Yesterday I spent two hours cleaning the oven, and then later I burnt my hand on it. My hand now resembles Freddy Kreuger's face, so THANKS A LOT OVEN, LAST TIME I BOTHER TO CLEAN YOU. Ungrateful bitch.
The house is now, I am pleased to say, flea free. It would be quite a pleasant place to live if it wasn't for the fact that we possibly now have termites. Get rid of one species of evil little biting beasts, gain a new one, that has always been my motto.

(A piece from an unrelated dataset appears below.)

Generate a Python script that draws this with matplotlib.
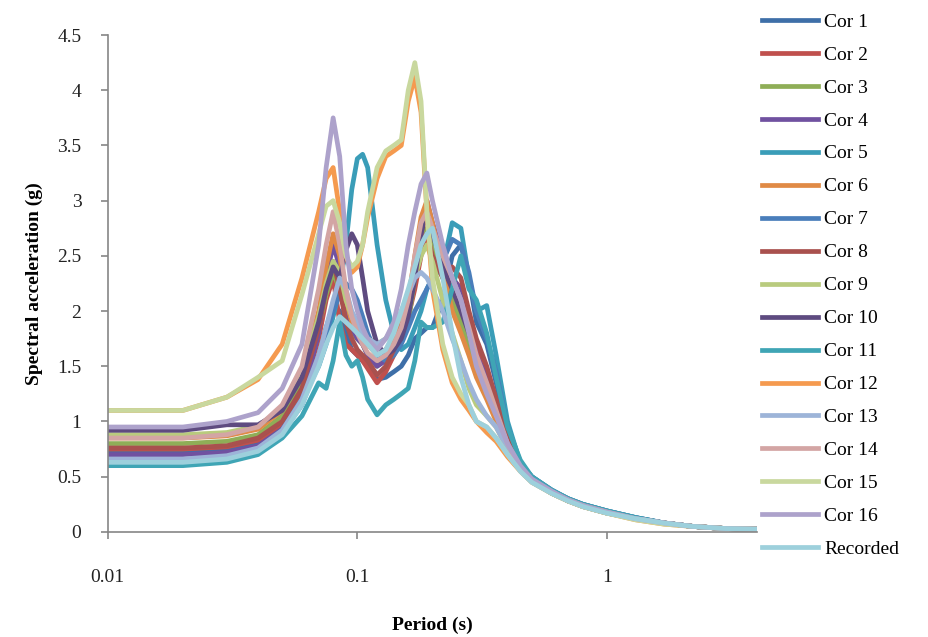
import matplotlib.pyplot as plt
from matplotlib.ticker import FixedLocator, FixedFormatter, NullLocator

plt.rcParams['font.family'] = ['Liberation Serif', 'DejaVu Serif']

# periodos (s)
T = [0.01, 0.02, 0.03, 0.04, 0.05, 0.06, 0.07, 0.075, 0.08, 0.085, 0.09, 0.095,
     0.1, 0.105, 0.11, 0.12, 0.13, 0.14, 0.15, 0.16, 0.17, 0.18, 0.19, 0.2,
     0.22, 0.24, 0.26, 0.28, 0.3, 0.33, 0.36, 0.4, 0.45, 0.5, 0.6, 0.7, 0.8,
     1.0, 1.3, 1.7, 2.2, 3.0, 4.0]

cor1 = [0.72, 0.72, 0.74, 0.80, 0.95, 1.20, 1.60, 1.85, 2.05, 2.00, 1.80, 1.65,
        1.60, 1.55, 1.50, 1.38, 1.40, 1.45, 1.50, 1.60, 1.75, 1.80, 1.85, 1.85,
        2.10, 2.50, 2.60, 2.30, 1.90, 1.70, 1.35, 0.90, 0.62, 0.50, 0.37, 0.30, 0.25,
        0.19, 0.13, 0.08, 0.05, 0.03, 0.025]
cor2 = [0.75, 0.75, 0.77, 0.83, 0.98, 1.25, 1.75, 2.10, 2.30, 1.90, 1.70, 1.65,
        1.60, 1.55, 1.48, 1.35, 1.45, 1.60, 1.75, 1.95, 2.20, 2.50, 2.70, 2.60,
        2.35, 2.30, 2.20, 1.90, 1.70, 1.45, 1.20, 0.85, 0.60, 0.48, 0.36, 0.29, 0.24,
        0.18, 0.12, 0.08, 0.05, 0.03, 0.025]
cor3 = [0.80, 0.80, 0.82, 0.88, 1.05, 1.35, 1.85, 2.15, 2.35, 2.20, 1.95, 1.80,
        1.75, 1.70, 1.60, 1.50, 1.60, 1.70, 1.80, 1.90, 2.30, 2.60, 2.75, 2.60,
        2.30, 2.10, 1.90, 1.70, 1.50, 1.30, 1.10, 0.80, 0.58, 0.47, 0.35, 0.28, 0.23,
        0.17, 0.12, 0.08, 0.05, 0.03, 0.025]
cor4 = [0.70, 0.70, 0.72, 0.78, 0.93, 1.20, 1.80, 2.30, 2.60, 2.40, 2.00, 1.85,
        1.75, 1.70, 1.60, 1.50, 1.55, 1.65, 1.80, 2.00, 2.30, 2.70, 3.00, 2.80,
        2.50, 2.30, 2.20, 1.90, 1.60, 1.40, 1.15, 0.80, 0.58, 0.47, 0.36, 0.28, 0.24,
        0.18, 0.12, 0.08, 0.05, 0.03, 0.025]
cor5 = [0.62, 0.62, 0.66, 0.75, 0.92, 1.20, 1.50, 1.70, 1.95, 2.20, 2.60, 3.10,
        3.38, 3.42, 3.30, 2.60, 2.10, 1.80, 1.65, 1.70, 1.85, 2.00, 2.20, 2.30,
        2.40, 2.80, 2.75, 2.30, 2.00, 2.05, 1.60, 1.00, 0.62, 0.50, 0.38, 0.30, 0.25,
        0.19, 0.13, 0.08, 0.05, 0.03, 0.025]
cor6 = [0.85, 0.85, 0.87, 0.93, 1.10, 1.45, 2.00, 2.40, 2.70, 2.50, 2.10, 1.90,
        1.80, 1.75, 1.70, 1.60, 1.65, 1.75, 1.90, 2.10, 2.50, 2.85, 3.00, 2.80,
        2.40, 2.00, 1.80, 1.60, 1.40, 1.20, 1.00, 0.75, 0.56, 0.46, 0.35, 0.28, 0.23,
        0.17, 0.12, 0.08, 0.05, 0.03, 0.025]
cor7 = [0.65, 0.65, 0.68, 0.74, 0.90, 1.15, 1.55, 1.80, 2.00, 2.15, 2.25, 2.20,
        2.10, 1.95, 1.80, 1.60, 1.55, 1.60, 1.70, 1.85, 2.00, 2.10, 2.20, 2.30,
        2.45, 2.65, 2.60, 2.35, 2.00, 1.75, 1.45, 0.95, 0.63, 0.50, 0.38, 0.30, 0.25,
        0.19, 0.13, 0.08, 0.05, 0.03, 0.025]
cor8 = [0.76, 0.76, 0.78, 0.85, 1.00, 1.30, 1.85, 2.20, 2.45, 2.20, 1.90, 1.75,
        1.65, 1.60, 1.55, 1.42, 1.50, 1.65, 1.85, 2.10, 2.40, 2.65, 2.70, 2.50,
        2.30, 2.40, 2.30, 2.00, 1.75, 1.50, 1.20, 0.85, 0.60, 0.48, 0.36, 0.29, 0.24,
        0.18, 0.12, 0.08, 0.05, 0.03, 0.025]
cor9 = [0.88, 0.88, 0.90, 0.96, 1.12, 1.45, 1.95, 2.25, 2.45, 2.35, 2.10, 1.95,
        1.85, 1.80, 1.75, 1.70, 1.75, 1.85, 1.95, 2.10, 2.30, 2.50, 2.60, 2.45,
        2.10, 1.80, 1.55, 1.30, 1.15, 1.05, 0.95, 0.75, 0.56, 0.46, 0.35, 0.28, 0.23,
        0.17, 0.12, 0.08, 0.05, 0.03, 0.025]
cor10 = [0.92, 0.92, 0.97, 0.97, 1.10, 1.40, 1.90, 2.20, 2.40, 2.30, 2.55, 2.70,
         2.60, 2.30, 2.00, 1.70, 1.60, 1.65, 1.75, 1.95, 2.30, 2.70, 2.90, 2.70,
         2.40, 2.20, 2.00, 1.80, 1.55, 1.30, 1.10, 0.80, 0.58, 0.47, 0.36, 0.29, 0.24,
         0.18, 0.12, 0.08, 0.05, 0.03, 0.025]
cor11 = [0.60, 0.60, 0.63, 0.70, 0.85, 1.05, 1.35, 1.30, 1.55, 1.90, 1.60, 1.50,
         1.55, 1.40, 1.20, 1.06, 1.15, 1.20, 1.25, 1.30, 1.55, 1.90, 1.85, 1.85,
         1.90, 2.20, 2.50, 2.20, 2.10, 1.80, 1.40, 0.95, 0.65, 0.50, 0.38, 0.30, 0.25,
         0.19, 0.13, 0.08, 0.05, 0.03, 0.025]
cor12 = [1.10, 1.10, 1.22, 1.38, 1.70, 2.30, 2.90, 3.20, 3.30, 2.90, 2.50, 2.35,
         2.40, 2.60, 2.85, 3.20, 3.40, 3.45, 3.50, 3.90, 4.12, 3.80, 2.90, 2.20,
         1.65, 1.35, 1.20, 1.10, 1.00, 0.90, 0.82, 0.68, 0.55, 0.45, 0.35, 0.28, 0.23,
         0.17, 0.11, 0.07, 0.05, 0.03, 0.025]
cor13 = [0.66, 0.66, 0.69, 0.76, 0.92, 1.20, 1.60, 1.85, 2.10, 2.30, 2.20, 2.00,
         1.90, 1.80, 1.75, 1.70, 1.75, 1.85, 2.00, 2.15, 2.30, 2.35, 2.30, 2.20,
         2.00, 1.75, 1.55, 1.35, 1.20, 1.05, 0.95, 0.75, 0.55, 0.45, 0.35, 0.28, 0.23,
         0.17, 0.12, 0.08, 0.05, 0.03, 0.025]
cor14 = [0.85, 0.85, 0.88, 0.95, 1.15, 1.50, 2.20, 2.60, 2.90, 2.60, 2.20, 1.95,
         1.80, 1.70, 1.62, 1.55, 1.60, 1.70, 1.85, 2.10, 2.50, 2.80, 2.90, 2.75,
         2.50, 2.30, 2.10, 1.85, 1.60, 1.35, 1.10, 0.80, 0.58, 0.47, 0.36, 0.29, 0.24,
         0.18, 0.12, 0.08, 0.05, 0.03, 0.025]
cor15 = [1.10, 1.10, 1.22, 1.40, 1.55, 2.15, 2.70, 2.95, 3.00, 2.80, 2.50, 2.40,
         2.45, 2.60, 2.90, 3.30, 3.45, 3.50, 3.55, 4.00, 4.25, 3.90, 2.90, 2.30,
         1.70, 1.40, 1.25, 1.15, 1.00, 0.95, 0.85, 0.70, 0.55, 0.45, 0.35, 0.28, 0.23,
         0.17, 0.11, 0.07, 0.05, 0.03, 0.025]
cor16 = [0.95, 0.95, 1.00, 1.08, 1.30, 1.70, 2.60, 3.30, 3.75, 3.40, 2.60, 2.20,
         2.00, 1.85, 1.75, 1.65, 1.75, 1.90, 2.20, 2.60, 2.90, 3.15, 3.25, 3.00,
         2.60, 2.30, 2.10, 1.80, 1.50, 1.25, 1.05, 0.80, 0.60, 0.48, 0.37, 0.29, 0.24,
         0.18, 0.12, 0.08, 0.05, 0.03, 0.025]
recorded = [0.63, 0.63, 0.66, 0.73, 0.88, 1.15, 1.50, 1.70, 1.85, 1.95, 1.90, 1.85,
            1.80, 1.75, 1.70, 1.60, 1.65, 1.80, 2.00, 2.20, 2.40, 2.60, 2.70, 2.75,
            2.30, 1.80, 1.40, 1.15, 1.00, 0.95, 0.85, 0.70, 0.55, 0.45, 0.35, 0.28, 0.23,
            0.17, 0.12, 0.08, 0.05, 0.03, 0.025]

series = [cor1, cor2, cor3, cor4, cor5, cor6, cor7, cor8, cor9, cor10,
          cor11, cor12, cor13, cor14, cor15, cor16, recorded]
labels = ['Cor 1', 'Cor 2', 'Cor 3', 'Cor 4', 'Cor 5', 'Cor 6', 'Cor 7', 'Cor 8',
          'Cor 9', 'Cor 10', 'Cor 11', 'Cor 12', 'Cor 13', 'Cor 14', 'Cor 15',
          'Cor 16', 'Recorded']
colores = ['#3E6FA8', '#C0504D', '#8FAE57', '#7051A0', '#3A9DB8', '#E08A45',
           '#4A7EBB', '#A9514E', '#B9CB7E', '#5E4B80', '#3FA5B5', '#F59A4F',
           '#9DB4D8', '#D3A5A4', '#C9D89E', '#ADA2CB', '#9DD0DC']

fig = plt.figure(figsize=(9.29, 6.37), dpi=100)
ax = fig.add_axes([0.116, 0.165, 0.699, 0.78])

for y, lab, c in zip(series, labels, colores):
    ax.plot(T, y, color=c, lw=3.4, label=lab, solid_joinstyle='round')

ax.set_xscale('log')
ax.set_xlim(0.01, 4)
ax.set_ylim(0, 4.5)

yt = [0, 0.5, 1, 1.5, 2, 2.5, 3, 3.5, 4, 4.5]
ax.yaxis.set_major_locator(FixedLocator(yt))
ax.yaxis.set_major_formatter(FixedFormatter(['0', '0.5', '1', '1.5', '2', '2.5',
                                             '3', '3.5', '4', '4.5']))
ax.xaxis.set_major_locator(FixedLocator([0.01, 0.1, 1]))
ax.xaxis.set_major_formatter(FixedFormatter(['0.01', '0.1', '1']))
ax.xaxis.set_minor_locator(NullLocator())

for s in ['top', 'right']:
    ax.spines[s].set_visible(False)
for s in ['left', 'bottom']:
    ax.spines[s].set_color('#868686')
    ax.spines[s].set_linewidth(1.2)
ax.tick_params(axis='both', colors='#868686', labelcolor='#222222',
               labelsize=14, length=5, width=1.2)
ax.tick_params(axis='x', pad=22)
ax.tick_params(axis='y', pad=14)

ax.set_xlabel('Period (s)', fontsize=14, fontweight='bold', labelpad=22)
ax.set_ylabel('Spectral acceleration (g)', fontsize=14, fontweight='bold', labelpad=10)

fig.legend(loc='upper left', bbox_to_anchor=(762 / 929, 1 - 13 / 637),
           frameon=False, fontsize=14, handlelength=2.9, handletextpad=0.3,
           labelspacing=0.79, borderpad=0, borderaxespad=0)

plt.savefig('out.png', dpi=100)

At least our female Bearded Dragon hasn't laid eggs yet; the search for an incubator has so far been fruitless. As I speak my chihuahua is attempting to sit on my lap, he is an incredibly intelligent and manipulative little dog and knows it is bath time soon, so is therefore attempting to butter me up. He may bring me one of his toys in a minute and look up at me with his big, sad eyes. Luckily I am immune to his ways, as Boyfriend and I have come home to a bed sodden with urine due to him having a tantrum for being left on his own. He knows how to cut deep.
He has a weird compulsion with hiding things in his bed and I'm not sure if that's normal. He fills his little bed with whatever he finds lying around, as well as both his and the cats' toys until it gets ridiculous and we have to empty it so he can still fit inside. The other month we found 5 or 6 bottle tops, 3 of the cats' leopard print mice, his frog toy, a terrifying witch figure from Halloween, a couple of socks, a hacky sack and some of my earrings, amongst other things. One of our cats tried to play with a leopard print mouse the other day, and gingerly took it out of his bed, but he was not having any of it. He chased her and took the mouse back into his bed. That's the other weird thing, he can't stand his 'treasures' being out of his bed. If we try to throw one of his toys for him, he'll fetch it, then put it straight back into his bed. Boyfriend and I took everything out of it and threw it all over the place the other day, just for shits and giggles, and it was hilarious; the dog went insane. I've never seen anything move so fast, trying to get it all back in his bed before it got contaminated with outside air.
I am off to do some baking for Best Friend #1's arrival tomorrow. I wonder if it's safe/sanitary to bake with a Freddy Kreuger hand? Probably not, but the Burn-eze might get into the mixture and add an extra kick. If that's the case, I might be let off the Tequila shots.